M: I once heard a sermon that said that God uses the hard things in our lives to mold us and to take our weak hearted, soft will to follow God and strengthen and harden it until you have an iron resolve to follow God regardless of the circumstances. The hardest situation came a mere five months after I finally left the USA for my first mission assignment. I got a call from my Dad to tell me that my Mom had been diagnosed with terminal cancer. I really wrestled with what to do. I had worked hard to get to the mission field and now I was contemplating going back to the USA only a few months into my first assignment. Hard experiences have helped me to draw closer to God, to realize just how little strength I have and how much I need to depend on God’s strength in order to do anything. God’s grace and perseverance deepened my faith because God is faithful, loving, gracious and good in the midst of, in spite of, and because of hard things. He wastes nothing.
B: Did your career choice (nursing) come out of your early family experiences?
M: I have always loved people, loved science, loved to help and to help others especially. I think these combined to motivate my career choice. That, and I always felt God called me to medical missions, I just later narrowed down the branch of medicine based on my personality and preferences.
B: What did you see in or learn from your parents during these formative years?
M: Humility, perseverance, prioritization of a walk with God and sharing the good news about Jesus no matter where you are and no matter what your “job” is. I saw deep love for God in their lives and an intentionality about keeping their faith integrated with their life.
B: Was the vision always clear for you, or did you doubt His direction during any of the time growing up, etc.?
M: God’s call on my life was always clear and always like a fire shut up in my bones. I did go through a season where I was going through the motions of Christianity, but I wasn’t really walking with God. God used and redeemed that and has used it many times to help me to share the good news with people who have grown up religious but have never had a real walk with God. They can relate to my story.
B: How did your Mom’s passing impact your trajectory in the past, present, and looking to the future?
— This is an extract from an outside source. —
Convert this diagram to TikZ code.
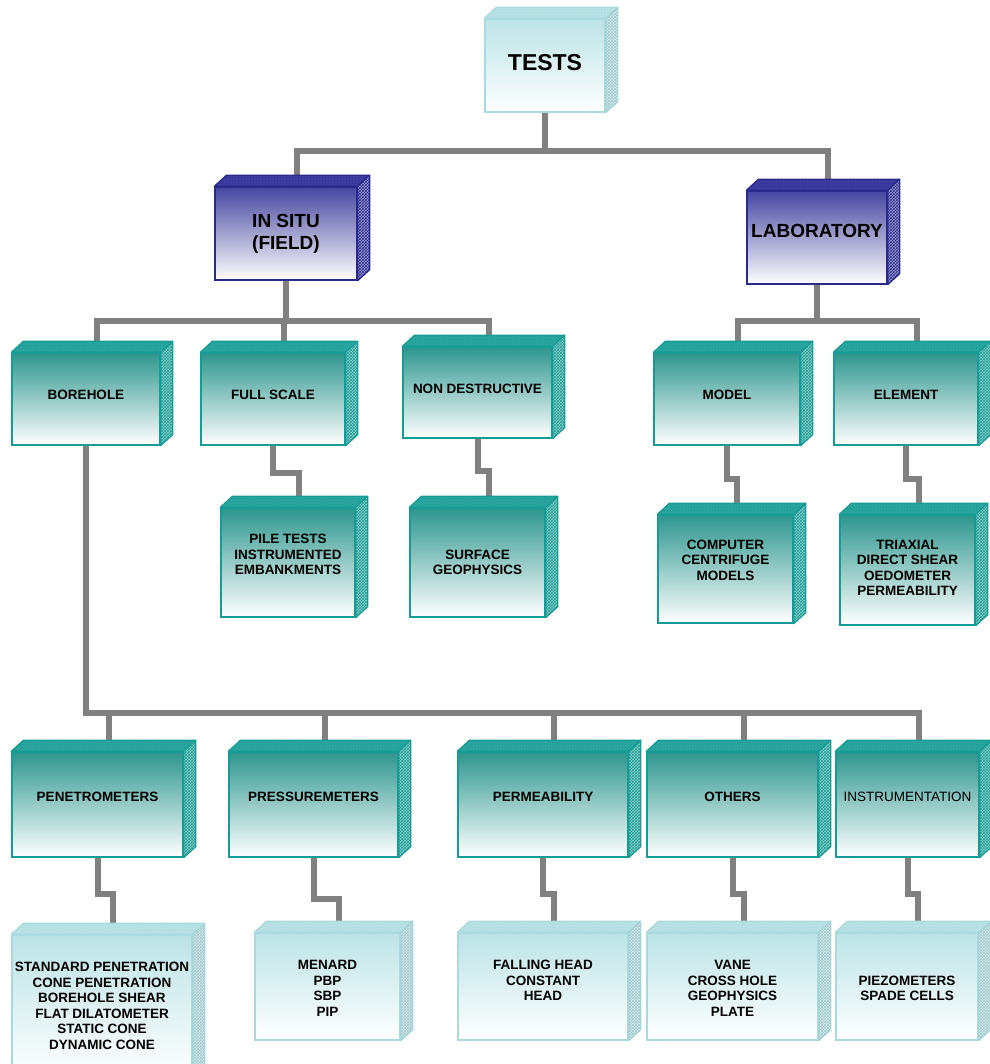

M: My Mom’s passing both did and did not have a profound impact on my overall trajectory. I actually struggled quite a bit in the decision to come back from the mission field after only being overseas for 5 months. I had worked for almost 20 years to get to the mission field and now I had to go back. However, her death has opened up doors of relationship because those I serve have suffered a lot of loss, especially of close loved ones, and it gives a common bond and a common platform. It has given me more compassion but also more drive to share the gospel with a more concrete reality of the fragility and brevity of life.
B: Do you have any advice for others who may be wrestling with God’s call to missions on their lives?
M: If you are wrestling with God’s call to missions on your life, I would say this: learn to be more impressed with your God than your circumstances. God will guide you, but first you must really know him, not about him, and you must know his Word. Out of this will flow so many things you need, to follow his call on your life. It will help you stay grounded in sound theology in times of suffering and testing, it will help you survive and thrive in the hard and dry seasons, and it will help you return to the right source – Christ – when you are overwhelmed. God is faithful to guide. All you must do is intentionally walk with him and he will guide your footsteps. One of my favorite verses is, “In his heart a man plans his course, but the Lord directs his steps.” If you don’t quit, you can’t fail. Put the boat in the water, God will shut doors, but he will also get you through hard times.